Goal » Repeat the listing that follows, character for character, minus the pictures.

Raw data »
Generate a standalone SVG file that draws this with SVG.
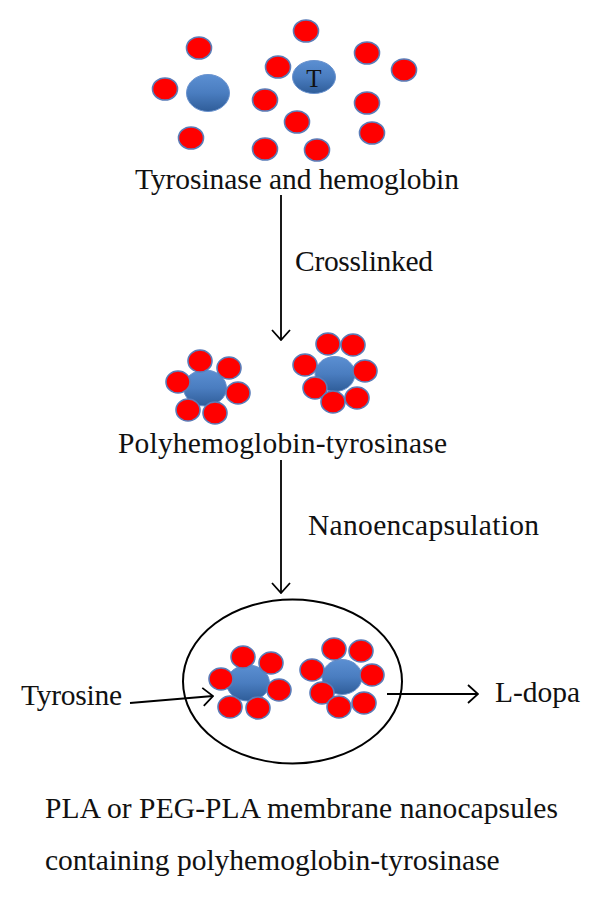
<svg xmlns="http://www.w3.org/2000/svg" width="600" height="900" viewBox="0 0 600 900">
<defs>
<linearGradient id="blueGrad" x1="0" y1="0" x2="0" y2="1">
<stop offset="0" stop-color="#5b8fd2"/>
<stop offset="0.5" stop-color="#4a7dc0"/>
<stop offset="1" stop-color="#2f5d99"/>
</linearGradient>
<marker id="arrow" viewBox="0 0 12 20" refX="11" refY="10" markerWidth="12" markerHeight="20" markerUnits="userSpaceOnUse" orient="auto">
<path d="M1,1 L11,10 L1,19" fill="none" stroke="#000" stroke-width="1.8"/>
</marker>
<style>
.red{fill:#ff0000;stroke:#5a7cb8;stroke-width:1.6}
.blue{fill:url(#blueGrad);stroke:#6a93cf;stroke-width:1}
.lbl{font-family:"Liberation Serif","Times New Roman",serif;font-size:29.5px;fill:#111}
.conn{stroke:#000;stroke-width:1.8;fill:none}
</style>
</defs>
<rect width="600" height="900" fill="#fff"/>

<g id="free-molecules">
<ellipse class="blue" cx="208" cy="93" rx="21.5" ry="18.5"/>
<ellipse class="blue" cx="314" cy="77" rx="21.5" ry="16.5"/>
<text x="314" y="87" text-anchor="middle" style="font-family:'Liberation Serif','Times New Roman',serif;font-size:25px;fill:#111">T</text>
<ellipse class="red" cx="199" cy="48" rx="12.5" ry="11"/>
<ellipse class="red" cx="165" cy="89" rx="12.5" ry="11"/>
<ellipse class="red" cx="191" cy="138" rx="12.5" ry="11"/>
<ellipse class="red" cx="306" cy="31" rx="12.5" ry="11"/>
<ellipse class="red" cx="278" cy="67" rx="12.5" ry="11"/>
<ellipse class="red" cx="367" cy="53" rx="12.5" ry="11"/>
<ellipse class="red" cx="404" cy="70" rx="12.5" ry="11"/>
<ellipse class="red" cx="265" cy="100" rx="12.5" ry="11"/>
<ellipse class="red" cx="367" cy="103" rx="12.5" ry="11"/>
<ellipse class="red" cx="297" cy="122" rx="12.5" ry="11"/>
<ellipse class="red" cx="372" cy="133" rx="12.5" ry="11"/>
<ellipse class="red" cx="265" cy="149" rx="12.5" ry="11"/>
<ellipse class="red" cx="317" cy="150" rx="12.5" ry="11"/>
<text class="lbl" x="135" y="189" textLength="324" lengthAdjust="spacing">Tyrosinase and hemoglobin</text>
</g>

<g id="polyhemoglobin">
<ellipse class="blue" cx="205" cy="388" rx="21.5" ry="18"/>
<ellipse class="red" cx="200" cy="361" rx="12" ry="11"/>
<ellipse class="red" cx="229" cy="368" rx="12" ry="11"/>
<ellipse class="red" cx="178" cy="382" rx="12" ry="11"/>
<ellipse class="red" cx="238" cy="393" rx="12" ry="11"/>
<ellipse class="red" cx="188" cy="410" rx="12" ry="11"/>
<ellipse class="red" cx="215" cy="413" rx="12" ry="11"/>
<ellipse class="blue" cx="335" cy="374" rx="20" ry="17.5"/>
<ellipse class="red" cx="328" cy="344" rx="12" ry="11"/>
<ellipse class="red" cx="353" cy="345" rx="12" ry="11"/>
<ellipse class="red" cx="305" cy="365" rx="12" ry="11"/>
<ellipse class="red" cx="365" cy="371" rx="12" ry="11"/>
<ellipse class="red" cx="315" cy="388" rx="12" ry="11"/>
<ellipse class="red" cx="333" cy="402" rx="12" ry="11"/>
<ellipse class="red" cx="357" cy="398" rx="12" ry="11"/>
<text class="lbl" x="118" y="453" textLength="329" lengthAdjust="spacing">Polyhemoglobin-tyrosinase</text>
</g>

<g id="nanocapsule">
<ellipse cx="292.5" cy="681.5" rx="109.5" ry="82" fill="none" stroke="#000" stroke-width="2"/>
<ellipse class="blue" cx="248" cy="683" rx="21.5" ry="18"/>
<ellipse class="red" cx="243" cy="657" rx="12" ry="11"/>
<ellipse class="red" cx="271" cy="663" rx="12" ry="11"/>
<ellipse class="red" cx="221" cy="679" rx="12" ry="11"/>
<ellipse class="red" cx="279" cy="690" rx="12" ry="11"/>
<ellipse class="red" cx="230" cy="707" rx="12" ry="11"/>
<ellipse class="red" cx="258" cy="708" rx="12" ry="11"/>
<ellipse class="blue" cx="342" cy="677" rx="20" ry="17.5"/>
<ellipse class="red" cx="334" cy="649" rx="12" ry="11"/>
<ellipse class="red" cx="361" cy="651" rx="12" ry="11"/>
<ellipse class="red" cx="312" cy="670" rx="12" ry="11"/>
<ellipse class="red" cx="372" cy="675" rx="12" ry="11"/>
<ellipse class="red" cx="322" cy="693" rx="12" ry="11"/>
<ellipse class="red" cx="339" cy="707" rx="12" ry="11"/>
<ellipse class="red" cx="364" cy="703" rx="12" ry="11"/>
</g>

<g id="tyrosine">
<text class="lbl" x="21" y="705" textLength="101" lengthAdjust="spacing">Tyrosine</text>
</g>
<g id="ldopa">
<text class="lbl" x="495" y="702">L-dopa</text>
</g>

<g id="caption">
<text class="lbl" x="45" y="818" textLength="513" lengthAdjust="spacing">PLA or PEG-PLA membrane nanocapsules</text>
<text class="lbl" x="45" y="870">containing polyhemoglobin-tyrosinase</text>
</g>

<g id="connectors">
<line class="conn" x1="281" y1="195" x2="281" y2="340" marker-end="url(#arrow)"/>
<text class="lbl" x="295" y="271" textLength="138" lengthAdjust="spacing">Crosslinked</text>
<line class="conn" x1="281" y1="460" x2="281" y2="593" marker-end="url(#arrow)"/>
<text class="lbl" x="308" y="535" textLength="231" lengthAdjust="spacing">Nanoencapsulation</text>
<line class="conn" x1="130" y1="703" x2="213" y2="696" marker-end="url(#arrow)"/>
<line class="conn" x1="387" y1="694" x2="478" y2="694" marker-end="url(#arrow)"/>
</g>
</svg>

Finished answer »
Generate a standalone SVG file that draws this with SVG.
<svg xmlns="http://www.w3.org/2000/svg" width="600" height="900" viewBox="0 0 600 900">
<defs>
<linearGradient id="blueGrad" x1="0" y1="0" x2="0" y2="1">
<stop offset="0" stop-color="#5b8fd2"/>
<stop offset="0.5" stop-color="#4a7dc0"/>
<stop offset="1" stop-color="#2f5d99"/>
</linearGradient>
<marker id="arrow" viewBox="0 0 12 20" refX="11" refY="10" markerWidth="12" markerHeight="20" markerUnits="userSpaceOnUse" orient="auto">
<path d="M1,1 L11,10 L1,19" fill="none" stroke="#000" stroke-width="1.8"/>
</marker>
<style>
.red{fill:#ff0000;stroke:#5a7cb8;stroke-width:1.6}
.blue{fill:url(#blueGrad);stroke:#6a93cf;stroke-width:1}
.lbl{font-family:"Liberation Serif","Times New Roman",serif;font-size:29.5px;fill:#111}
.conn{stroke:#000;stroke-width:1.8;fill:none}
</style>
</defs>
<rect width="600" height="900" fill="#fff"/>

<g id="free-molecules">
<ellipse class="blue" cx="208" cy="93" rx="21.5" ry="18.5"/>
<ellipse class="blue" cx="314" cy="77" rx="21.5" ry="16.5"/>
<text x="314" y="87" text-anchor="middle" style="font-family:'Liberation Serif','Times New Roman',serif;font-size:25px;fill:#111">T</text>
<ellipse class="red" cx="199" cy="48" rx="12.5" ry="11"/>
<ellipse class="red" cx="165" cy="89" rx="12.5" ry="11"/>
<ellipse class="red" cx="191" cy="138" rx="12.5" ry="11"/>
<ellipse class="red" cx="306" cy="31" rx="12.5" ry="11"/>
<ellipse class="red" cx="278" cy="67" rx="12.5" ry="11"/>
<ellipse class="red" cx="367" cy="53" rx="12.5" ry="11"/>
<ellipse class="red" cx="404" cy="70" rx="12.5" ry="11"/>
<ellipse class="red" cx="265" cy="100" rx="12.5" ry="11"/>
<ellipse class="red" cx="367" cy="103" rx="12.5" ry="11"/>
<ellipse class="red" cx="297" cy="122" rx="12.5" ry="11"/>
<ellipse class="red" cx="372" cy="133" rx="12.5" ry="11"/>
<ellipse class="red" cx="265" cy="149" rx="12.5" ry="11"/>
<ellipse class="red" cx="317" cy="150" rx="12.5" ry="11"/>
<text class="lbl" x="135" y="189" textLength="324" lengthAdjust="spacing">Tyrosinase and hemoglobin</text>
</g>

<g id="polyhemoglobin">
<ellipse class="blue" cx="205" cy="388" rx="21.5" ry="18"/>
<ellipse class="red" cx="200" cy="361" rx="12" ry="11"/>
<ellipse class="red" cx="229" cy="368" rx="12" ry="11"/>
<ellipse class="red" cx="178" cy="382" rx="12" ry="11"/>
<ellipse class="red" cx="238" cy="393" rx="12" ry="11"/>
<ellipse class="red" cx="188" cy="410" rx="12" ry="11"/>
<ellipse class="red" cx="215" cy="413" rx="12" ry="11"/>
<ellipse class="blue" cx="335" cy="374" rx="20" ry="17.5"/>
<ellipse class="red" cx="328" cy="344" rx="12" ry="11"/>
<ellipse class="red" cx="353" cy="345" rx="12" ry="11"/>
<ellipse class="red" cx="305" cy="365" rx="12" ry="11"/>
<ellipse class="red" cx="365" cy="371" rx="12" ry="11"/>
<ellipse class="red" cx="315" cy="388" rx="12" ry="11"/>
<ellipse class="red" cx="333" cy="402" rx="12" ry="11"/>
<ellipse class="red" cx="357" cy="398" rx="12" ry="11"/>
<text class="lbl" x="118" y="453" textLength="329" lengthAdjust="spacing">Polyhemoglobin-tyrosinase</text>
</g>

<g id="nanocapsule">
<ellipse cx="292.5" cy="681.5" rx="109.5" ry="82" fill="none" stroke="#000" stroke-width="2"/>
<ellipse class="blue" cx="248" cy="683" rx="21.5" ry="18"/>
<ellipse class="red" cx="243" cy="657" rx="12" ry="11"/>
<ellipse class="red" cx="271" cy="663" rx="12" ry="11"/>
<ellipse class="red" cx="221" cy="679" rx="12" ry="11"/>
<ellipse class="red" cx="279" cy="690" rx="12" ry="11"/>
<ellipse class="red" cx="230" cy="707" rx="12" ry="11"/>
<ellipse class="red" cx="258" cy="708" rx="12" ry="11"/>
<ellipse class="blue" cx="342" cy="677" rx="20" ry="17.5"/>
<ellipse class="red" cx="334" cy="649" rx="12" ry="11"/>
<ellipse class="red" cx="361" cy="651" rx="12" ry="11"/>
<ellipse class="red" cx="312" cy="670" rx="12" ry="11"/>
<ellipse class="red" cx="372" cy="675" rx="12" ry="11"/>
<ellipse class="red" cx="322" cy="693" rx="12" ry="11"/>
<ellipse class="red" cx="339" cy="707" rx="12" ry="11"/>
<ellipse class="red" cx="364" cy="703" rx="12" ry="11"/>
</g>

<g id="tyrosine">
<text class="lbl" x="21" y="705" textLength="101" lengthAdjust="spacing">Tyrosine</text>
</g>
<g id="ldopa">
<text class="lbl" x="495" y="702">L-dopa</text>
</g>

<g id="caption">
<text class="lbl" x="45" y="818" textLength="513" lengthAdjust="spacing">PLA or PEG-PLA membrane nanocapsules</text>
<text class="lbl" x="45" y="870">containing polyhemoglobin-tyrosinase</text>
</g>

<g id="connectors">
<line class="conn" x1="281" y1="195" x2="281" y2="340" marker-end="url(#arrow)"/>
<text class="lbl" x="295" y="271" textLength="138" lengthAdjust="spacing">Crosslinked</text>
<line class="conn" x1="281" y1="460" x2="281" y2="593" marker-end="url(#arrow)"/>
<text class="lbl" x="308" y="535" textLength="231" lengthAdjust="spacing">Nanoencapsulation</text>
<line class="conn" x1="130" y1="703" x2="213" y2="696" marker-end="url(#arrow)"/>
<line class="conn" x1="387" y1="694" x2="478" y2="694" marker-end="url(#arrow)"/>
</g>
</svg>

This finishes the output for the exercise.